[Saved entries]
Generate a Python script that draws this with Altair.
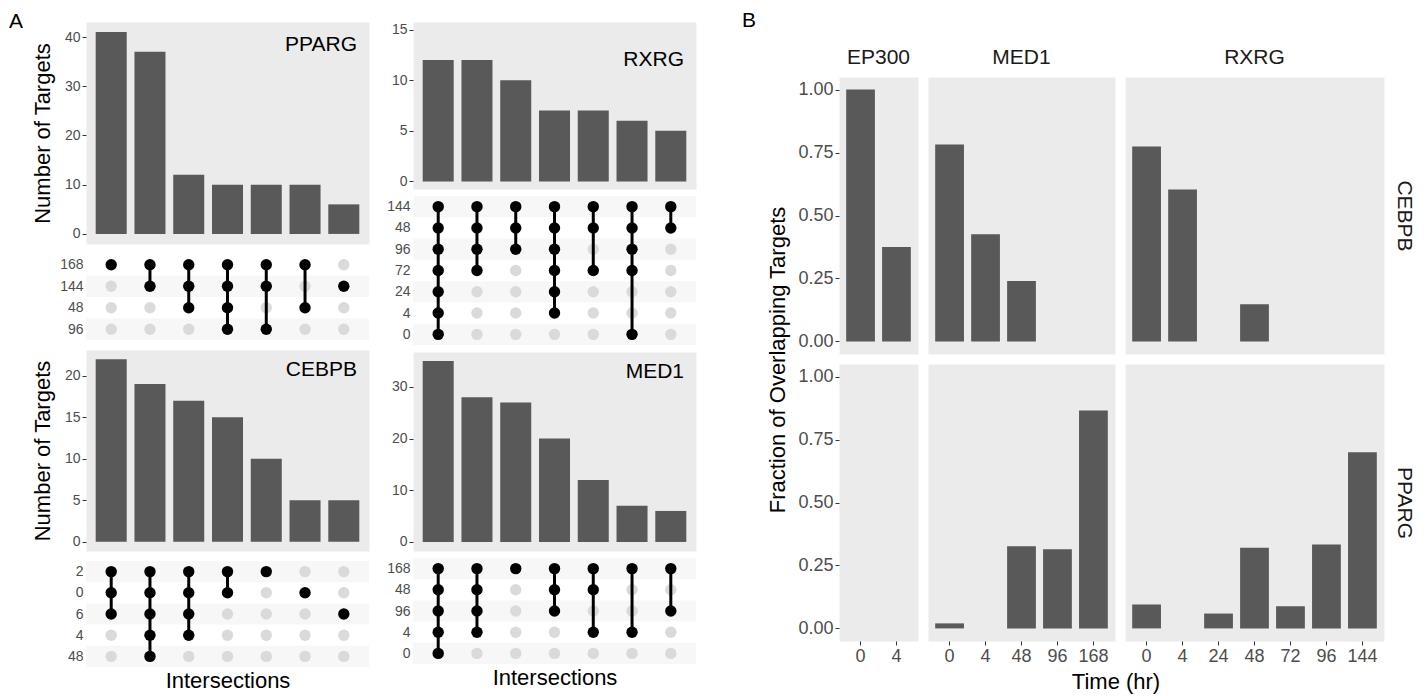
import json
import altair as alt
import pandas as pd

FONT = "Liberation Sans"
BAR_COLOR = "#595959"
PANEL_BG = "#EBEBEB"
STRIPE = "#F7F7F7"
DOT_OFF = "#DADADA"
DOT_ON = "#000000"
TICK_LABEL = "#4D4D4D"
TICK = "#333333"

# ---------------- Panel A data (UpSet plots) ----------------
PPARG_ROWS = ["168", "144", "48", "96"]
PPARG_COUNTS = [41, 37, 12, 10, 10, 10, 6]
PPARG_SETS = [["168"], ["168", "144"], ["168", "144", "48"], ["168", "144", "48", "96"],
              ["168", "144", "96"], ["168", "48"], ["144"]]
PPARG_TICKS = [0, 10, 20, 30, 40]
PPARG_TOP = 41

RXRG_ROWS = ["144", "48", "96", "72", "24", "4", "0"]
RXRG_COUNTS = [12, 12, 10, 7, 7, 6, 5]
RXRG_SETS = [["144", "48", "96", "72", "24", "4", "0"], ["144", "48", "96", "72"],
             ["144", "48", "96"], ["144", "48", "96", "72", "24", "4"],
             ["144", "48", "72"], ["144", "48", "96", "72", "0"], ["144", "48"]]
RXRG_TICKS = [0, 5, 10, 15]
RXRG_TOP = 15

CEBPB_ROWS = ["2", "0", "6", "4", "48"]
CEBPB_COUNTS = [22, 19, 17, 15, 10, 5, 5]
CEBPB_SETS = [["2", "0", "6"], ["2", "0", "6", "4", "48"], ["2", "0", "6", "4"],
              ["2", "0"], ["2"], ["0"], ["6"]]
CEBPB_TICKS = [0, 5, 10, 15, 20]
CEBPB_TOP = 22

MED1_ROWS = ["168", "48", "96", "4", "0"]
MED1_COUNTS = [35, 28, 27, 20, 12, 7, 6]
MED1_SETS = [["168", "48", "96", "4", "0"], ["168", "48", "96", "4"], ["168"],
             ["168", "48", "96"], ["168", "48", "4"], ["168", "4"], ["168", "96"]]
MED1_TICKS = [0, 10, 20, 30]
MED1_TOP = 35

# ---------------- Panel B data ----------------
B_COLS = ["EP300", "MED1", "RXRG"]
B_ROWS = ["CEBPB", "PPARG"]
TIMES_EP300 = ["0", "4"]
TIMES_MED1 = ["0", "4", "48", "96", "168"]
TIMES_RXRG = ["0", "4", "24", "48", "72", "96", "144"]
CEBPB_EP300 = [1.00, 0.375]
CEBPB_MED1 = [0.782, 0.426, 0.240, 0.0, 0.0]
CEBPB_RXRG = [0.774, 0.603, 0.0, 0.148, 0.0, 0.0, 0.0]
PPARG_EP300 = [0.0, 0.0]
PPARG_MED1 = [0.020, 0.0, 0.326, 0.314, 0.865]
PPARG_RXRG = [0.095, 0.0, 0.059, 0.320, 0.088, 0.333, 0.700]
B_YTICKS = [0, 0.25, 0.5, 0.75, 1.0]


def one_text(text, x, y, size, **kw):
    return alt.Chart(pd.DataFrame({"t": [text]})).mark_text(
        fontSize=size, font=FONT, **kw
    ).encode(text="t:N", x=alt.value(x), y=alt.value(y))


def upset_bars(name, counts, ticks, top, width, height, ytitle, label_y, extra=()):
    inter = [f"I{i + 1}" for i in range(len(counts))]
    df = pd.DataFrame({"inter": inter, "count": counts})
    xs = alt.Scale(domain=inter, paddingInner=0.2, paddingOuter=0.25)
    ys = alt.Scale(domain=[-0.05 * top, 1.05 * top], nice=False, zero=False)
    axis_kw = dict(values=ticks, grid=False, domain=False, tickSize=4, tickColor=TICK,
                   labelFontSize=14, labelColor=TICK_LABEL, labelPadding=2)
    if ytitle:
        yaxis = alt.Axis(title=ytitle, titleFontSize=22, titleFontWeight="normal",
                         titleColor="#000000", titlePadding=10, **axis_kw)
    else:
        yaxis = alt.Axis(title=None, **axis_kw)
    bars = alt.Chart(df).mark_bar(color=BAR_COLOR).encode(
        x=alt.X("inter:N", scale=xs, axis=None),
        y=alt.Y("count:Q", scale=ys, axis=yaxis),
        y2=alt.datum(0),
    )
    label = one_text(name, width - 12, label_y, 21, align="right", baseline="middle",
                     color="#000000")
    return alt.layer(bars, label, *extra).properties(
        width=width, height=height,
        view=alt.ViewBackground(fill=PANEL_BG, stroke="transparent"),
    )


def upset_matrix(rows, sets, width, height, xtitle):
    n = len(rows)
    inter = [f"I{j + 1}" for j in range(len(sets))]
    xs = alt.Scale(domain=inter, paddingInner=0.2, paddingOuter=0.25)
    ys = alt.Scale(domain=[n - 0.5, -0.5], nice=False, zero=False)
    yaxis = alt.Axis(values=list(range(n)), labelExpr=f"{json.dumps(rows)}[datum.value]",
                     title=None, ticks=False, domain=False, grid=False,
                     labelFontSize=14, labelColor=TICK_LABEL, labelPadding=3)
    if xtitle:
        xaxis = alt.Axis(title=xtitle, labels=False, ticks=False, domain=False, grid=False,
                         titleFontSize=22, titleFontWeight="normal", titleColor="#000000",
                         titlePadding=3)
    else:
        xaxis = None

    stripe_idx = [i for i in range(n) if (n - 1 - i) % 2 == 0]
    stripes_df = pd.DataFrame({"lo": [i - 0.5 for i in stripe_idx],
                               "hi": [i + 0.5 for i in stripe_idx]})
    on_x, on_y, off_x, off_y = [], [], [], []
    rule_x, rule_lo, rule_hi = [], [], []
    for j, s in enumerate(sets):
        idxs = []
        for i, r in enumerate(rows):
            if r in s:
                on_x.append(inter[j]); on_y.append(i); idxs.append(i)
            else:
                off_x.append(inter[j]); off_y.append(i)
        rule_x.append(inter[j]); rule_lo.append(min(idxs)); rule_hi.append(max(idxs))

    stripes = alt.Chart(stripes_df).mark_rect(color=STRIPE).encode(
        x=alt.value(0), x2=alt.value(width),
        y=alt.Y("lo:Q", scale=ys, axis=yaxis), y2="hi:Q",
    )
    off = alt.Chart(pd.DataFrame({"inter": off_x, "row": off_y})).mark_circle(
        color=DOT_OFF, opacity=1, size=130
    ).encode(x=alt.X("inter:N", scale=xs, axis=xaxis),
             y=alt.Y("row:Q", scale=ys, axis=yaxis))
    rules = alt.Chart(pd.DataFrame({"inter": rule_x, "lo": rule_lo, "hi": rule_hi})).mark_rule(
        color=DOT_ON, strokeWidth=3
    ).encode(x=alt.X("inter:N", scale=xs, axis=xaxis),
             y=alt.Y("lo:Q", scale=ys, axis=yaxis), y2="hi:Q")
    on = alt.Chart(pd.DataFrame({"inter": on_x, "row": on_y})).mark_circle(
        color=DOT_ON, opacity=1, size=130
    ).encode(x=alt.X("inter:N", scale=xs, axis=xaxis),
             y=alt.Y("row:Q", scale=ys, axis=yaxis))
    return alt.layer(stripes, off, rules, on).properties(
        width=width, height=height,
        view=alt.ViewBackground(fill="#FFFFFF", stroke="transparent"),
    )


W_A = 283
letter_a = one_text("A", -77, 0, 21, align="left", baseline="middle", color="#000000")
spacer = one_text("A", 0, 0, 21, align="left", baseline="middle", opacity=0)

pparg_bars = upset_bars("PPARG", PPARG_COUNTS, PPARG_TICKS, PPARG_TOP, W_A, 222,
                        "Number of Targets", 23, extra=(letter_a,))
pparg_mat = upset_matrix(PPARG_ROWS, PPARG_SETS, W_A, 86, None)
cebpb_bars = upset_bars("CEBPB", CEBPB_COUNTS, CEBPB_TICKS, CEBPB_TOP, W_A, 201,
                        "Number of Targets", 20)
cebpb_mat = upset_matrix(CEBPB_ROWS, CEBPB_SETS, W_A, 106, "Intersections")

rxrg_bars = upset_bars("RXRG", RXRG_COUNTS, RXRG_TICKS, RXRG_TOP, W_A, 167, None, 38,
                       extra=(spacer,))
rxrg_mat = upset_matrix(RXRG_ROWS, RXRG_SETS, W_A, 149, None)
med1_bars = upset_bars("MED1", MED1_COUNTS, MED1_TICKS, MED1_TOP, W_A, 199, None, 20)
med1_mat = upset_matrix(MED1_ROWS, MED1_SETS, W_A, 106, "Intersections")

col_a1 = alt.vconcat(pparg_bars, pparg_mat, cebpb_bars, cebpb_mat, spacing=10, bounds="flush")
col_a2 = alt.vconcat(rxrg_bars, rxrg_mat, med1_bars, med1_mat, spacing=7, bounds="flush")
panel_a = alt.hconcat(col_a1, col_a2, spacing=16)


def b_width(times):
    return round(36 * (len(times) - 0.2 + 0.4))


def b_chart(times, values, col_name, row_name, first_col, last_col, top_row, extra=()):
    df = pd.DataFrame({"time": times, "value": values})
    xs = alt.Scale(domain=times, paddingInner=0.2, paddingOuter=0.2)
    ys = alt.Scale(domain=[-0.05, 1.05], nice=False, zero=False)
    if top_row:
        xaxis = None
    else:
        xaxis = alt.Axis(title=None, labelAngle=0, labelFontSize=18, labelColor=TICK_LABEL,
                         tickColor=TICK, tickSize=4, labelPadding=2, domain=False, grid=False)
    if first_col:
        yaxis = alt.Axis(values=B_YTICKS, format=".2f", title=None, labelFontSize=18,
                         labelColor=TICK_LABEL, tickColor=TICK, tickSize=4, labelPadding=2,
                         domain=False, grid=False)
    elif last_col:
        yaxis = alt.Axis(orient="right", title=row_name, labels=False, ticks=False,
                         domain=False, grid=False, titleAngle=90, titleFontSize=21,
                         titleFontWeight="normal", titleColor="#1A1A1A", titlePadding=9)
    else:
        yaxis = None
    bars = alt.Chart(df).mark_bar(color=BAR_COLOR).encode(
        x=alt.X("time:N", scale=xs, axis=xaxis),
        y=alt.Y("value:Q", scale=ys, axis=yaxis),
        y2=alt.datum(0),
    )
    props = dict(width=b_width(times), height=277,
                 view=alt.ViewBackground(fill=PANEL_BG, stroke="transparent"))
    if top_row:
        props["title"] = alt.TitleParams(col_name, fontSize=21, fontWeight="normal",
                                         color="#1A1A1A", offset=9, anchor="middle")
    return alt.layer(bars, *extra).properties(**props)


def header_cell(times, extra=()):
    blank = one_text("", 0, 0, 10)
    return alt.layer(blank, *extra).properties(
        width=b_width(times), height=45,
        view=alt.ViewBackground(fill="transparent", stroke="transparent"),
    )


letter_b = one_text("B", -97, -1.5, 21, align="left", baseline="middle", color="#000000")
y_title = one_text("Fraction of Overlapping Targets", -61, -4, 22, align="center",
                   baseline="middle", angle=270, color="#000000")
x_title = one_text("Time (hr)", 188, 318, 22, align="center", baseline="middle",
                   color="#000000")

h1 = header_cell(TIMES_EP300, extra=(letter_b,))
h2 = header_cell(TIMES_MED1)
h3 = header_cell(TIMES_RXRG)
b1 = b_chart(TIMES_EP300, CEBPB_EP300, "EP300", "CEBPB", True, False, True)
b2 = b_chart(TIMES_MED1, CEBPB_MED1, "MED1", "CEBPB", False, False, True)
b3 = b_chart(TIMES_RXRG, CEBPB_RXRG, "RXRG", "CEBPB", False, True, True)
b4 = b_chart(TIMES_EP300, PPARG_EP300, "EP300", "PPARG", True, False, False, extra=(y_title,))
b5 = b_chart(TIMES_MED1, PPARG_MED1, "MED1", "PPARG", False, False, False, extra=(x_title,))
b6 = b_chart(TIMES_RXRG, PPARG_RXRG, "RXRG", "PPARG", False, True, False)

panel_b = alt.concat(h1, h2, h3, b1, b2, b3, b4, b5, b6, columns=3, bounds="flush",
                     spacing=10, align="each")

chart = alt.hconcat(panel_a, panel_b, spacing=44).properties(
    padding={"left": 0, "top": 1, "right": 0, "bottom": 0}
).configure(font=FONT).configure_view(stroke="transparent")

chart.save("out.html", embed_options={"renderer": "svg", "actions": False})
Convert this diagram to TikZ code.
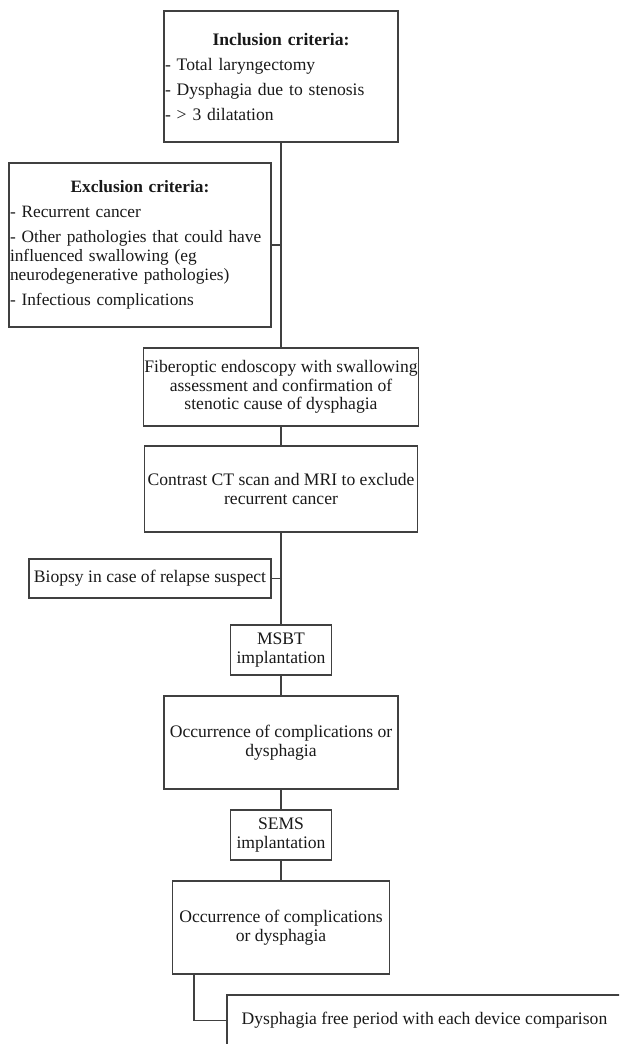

What the task asks: Restate word for word only the lines from where the entries begin through the one with "PPARG_TOP = 41"; omit the pictures.

Expected answer:
Generate a Python script that draws this with Altair.
import json
import altair as alt
import pandas as pd

FONT = "Liberation Sans"
BAR_COLOR = "#595959"
PANEL_BG = "#EBEBEB"
STRIPE = "#F7F7F7"
DOT_OFF = "#DADADA"
DOT_ON = "#000000"
TICK_LABEL = "#4D4D4D"
TICK = "#333333"

# ---------------- Panel A data (UpSet plots) ----------------
PPARG_ROWS = ["168", "144", "48", "96"]
PPARG_COUNTS = [41, 37, 12, 10, 10, 10, 6]
PPARG_SETS = [["168"], ["168", "144"], ["168", "144", "48"], ["168", "144", "48", "96"],
              ["168", "144", "96"], ["168", "48"], ["144"]]
PPARG_TICKS = [0, 10, 20, 30, 40]
PPARG_TOP = 41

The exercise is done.